Dane told me, a little tenatively, that I couldn't be in Distinction because while I was Lutheran, I wasn't their brand of Lutheran. Since the choir sang at worship services, letting me in would be violating the specified rules set down by God and, somewhere along the line, the district president. This is when it all gets a little fuzzy, from either time or shock. I remember saying, "Do you see all this control? Would you like to see all this control go out the window?" I remember leaving. I remember going into the ladies' room. I remember throwing my black patent pleather high heels at the wall in anger.

Life moved on from that fateful day.

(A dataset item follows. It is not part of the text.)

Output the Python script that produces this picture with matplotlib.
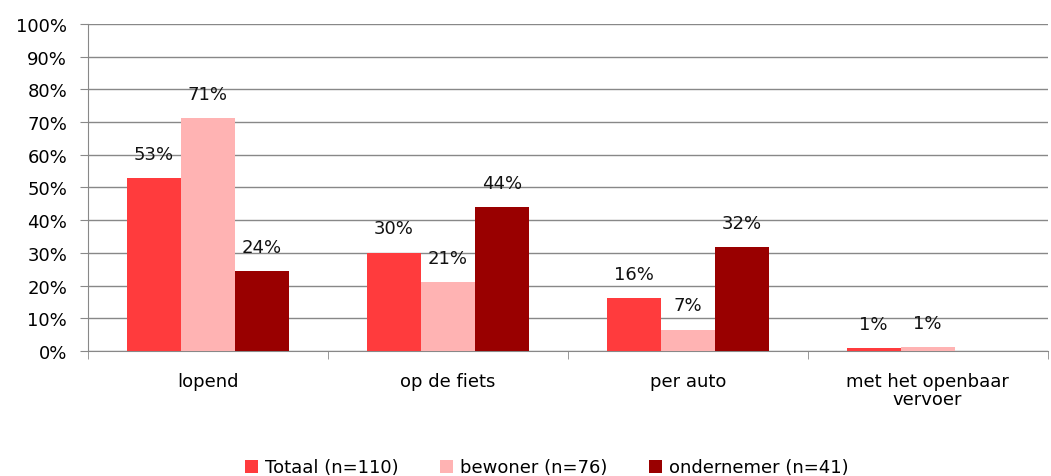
import numpy as np
import matplotlib.pyplot as plt

categories = ['lopend', 'op de fiets', 'per auto', 'met het openbaar\nvervoer']
series_names = ['Totaal (n=110)', 'bewoner (n=76)', 'ondernemer (n=41)']
totaal = [52.9, 30.1, 16.2, 0.8]
bewoner = [71.1, 21.0, 6.5, 1.2]
ondernemer = [24.4, 43.9, 31.7, 0.0]
labels_totaal = ['53%', '30%', '16%', '1%']
labels_bewoner = ['71%', '21%', '7%', '1%']
labels_ondernemer = ['24%', '44%', '32%', '']

colors = ['#FF3B3D', '#FFB3B3', '#990000']
plt.rcParams['font.family'] = ['DejaVu Sans']
fs = 13

fig = plt.figure(figsize=(10.51, 4.77), dpi=100)
ax = fig.add_axes([0.0837, 0.262, 0.913, 0.686])

x = np.arange(len(categories))
w = 0.225
values = [totaal, bewoner, ondernemer]
labels = [labels_totaal, labels_bewoner, labels_ondernemer]
for i, (vals, labs) in enumerate(zip(values, labels)):
    pos = x + (i - 1) * w
    ax.bar(pos, vals, width=w, color=colors[i], label=series_names[i], zorder=3)
    for p, v, lab in zip(pos, vals, labs):
        if lab:
            ax.annotate(lab, (p, v), xytext=(0, 11), textcoords='offset points',
                        ha='center', va='bottom', fontsize=fs, color='#111111')

ax.set_xlim(-0.5, len(categories) - 0.5)
ax.set_ylim(0, 100)
ax.set_yticks(range(0, 101, 10))
ax.set_yticklabels([f'{t}%' for t in range(0, 101, 10)], fontsize=fs)
ax.yaxis.grid(True, color='#888888', linewidth=1, zorder=0)

ax.set_xticks(x)
ax.set_xticklabels(categories, fontsize=fs, linespacing=1.0)
ax.tick_params(axis='x', length=0, pad=15)
ax.set_xticks(np.arange(len(categories) + 1) - 0.5, minor=True)
ax.tick_params(axis='x', which='minor', length=6, color='#888888')
ax.tick_params(axis='y', length=6, color='#888888', pad=9)

for s in ['top', 'right']:
    ax.spines[s].set_visible(False)
for s in ['left', 'bottom']:
    ax.spines[s].set_color('#888888')

fig.legend(loc='lower center', bbox_to_anchor=(0.52, -0.035), ncol=3, frameon=False,
           fontsize=fs, handlelength=0.75, handleheight=0.75, handletextpad=0.35,
           columnspacing=2.3)

fig.savefig('out.png', dpi=100)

In the back of my mind, there was a small thought of I'm gonna try out and I'll be amazing and they'll beg me to join, regardless of what my acronym is.

This year, the earthquake hit full force.

It was on a Wednesday--the first Wednesday of the school year--that Dane called me into the music room, which was fast becoming my home away from home. On Tuesday, I had asked if I could try out for Distinction Choir and, if I did, "Will you take me seriously?" (I remember this phrase very well. We were both in the office and Caryn was by my side, tsk-tsk-ing about my refusal to let the issue go. She does that a lot when it comes to matters of me.) I was supposed to be having a voice lesson. That never happened.

Dane said that he had talked to the superiors and they decided that I, and anyone else who wasn't part of their branch, wouldn't be allowed to audition for Distinction Choir. We spent close to two hours talking about this and I tried desparately not to cry. It wasn't fair. Everything wasn't fair. He didn't do anything to deserve telling a ravenous tiger that the food shipment had been cancelled.

Auditions came and went. No one in The Reject Pile got in, but most of the population of The Eliters did. I have a theory that this is how they became elite, actually. Musical talent coupled with bubbly personalities. I wasn't the only one that had to deal with this. Elle, a quasi-member of The Eliters and a soprano, did too, which sparked our friendship.

The year passed. Whenever the words "Distinction Choir" were spoken, I would mutter something uncomplimentary (defying the wish that I "keep a Christian attitude"), tense up, and stride away, feeling like I'd been shunned by all. This drove Caryn nuts. Anne, on the other hand, would tell me in no uncertain terms to become one of them or stop complaining.

There were the trips, of course. They went two states away for a choral festival, leaving the band to suffer through two horrific rehearsals. There were the numerous after-school and pre-choir (everyone's choir) practices, which left me looking at the non-members of Distinction and dying inside. Everyone else was either not as blessed in the music field, blessed in other areas and just in choir to pass the time, or heathen, as I'd grown to call myself. (Dane did too, after he was sure that I wasn't going to kill him.)

Then there was the Day from Hell. This is my abridged journal entry for the day:

It started this morning. Caryn and Matt [Caryn's on-again, off-again
musically talented crush] and Maria [Caryn's slightly more outgoing
sister] were working on their hymn for tomorrow in the music room. Anne was
doing her algebra, and I was lurking around as usual. I read the contest [large group contest--band, choir, and Distinction were going to strut
their talent] lists of arrivals and returns and suddenly I saw that
WHAM~Tony and Chuck [two non-Distinction tenors] were included in the
Distinction Choir group. I asked why, Matt said that they needed more people,
and I just left to the shouts of "You're not Lutheran!" from Anne.

Selena [senior soprano with an angelic voice] said that since
Bonnie [junior alto who disappeared mysteriously to...somewhere, no one was
quite sure] is gone, they need more people since they weren't sure they were
a "large" group.

I feel like I've been slapped. It's a stunnment. That's the only word for
it, even though it's not a word.

How could he?!?!?!

Do I not get a "thank you"? A token of gratitude for putting up with all
of this idiocy?

...

Nothing is constant. People change, Distinction Choir changes, nobody
predicts it.

...

If this was a movie, the heroine would be invited to sing with the Choir
for contest, get her guy, and feel included at last. But life isn't a movie.

On the worst day scale, that would be up there on the top.

So that's why this year, I'm not going to sit on the sidelines and count how many freshmen showed up for the Distinction Choir's show choir performance. I'm going to be performing, because I'm becoming one of them. My church will flip. Anne will crow "I told you so!" But you know what?

Music is me.

1 comment:

Ashley Kay said...

Do it, you'll never know what it'll be like unless you try.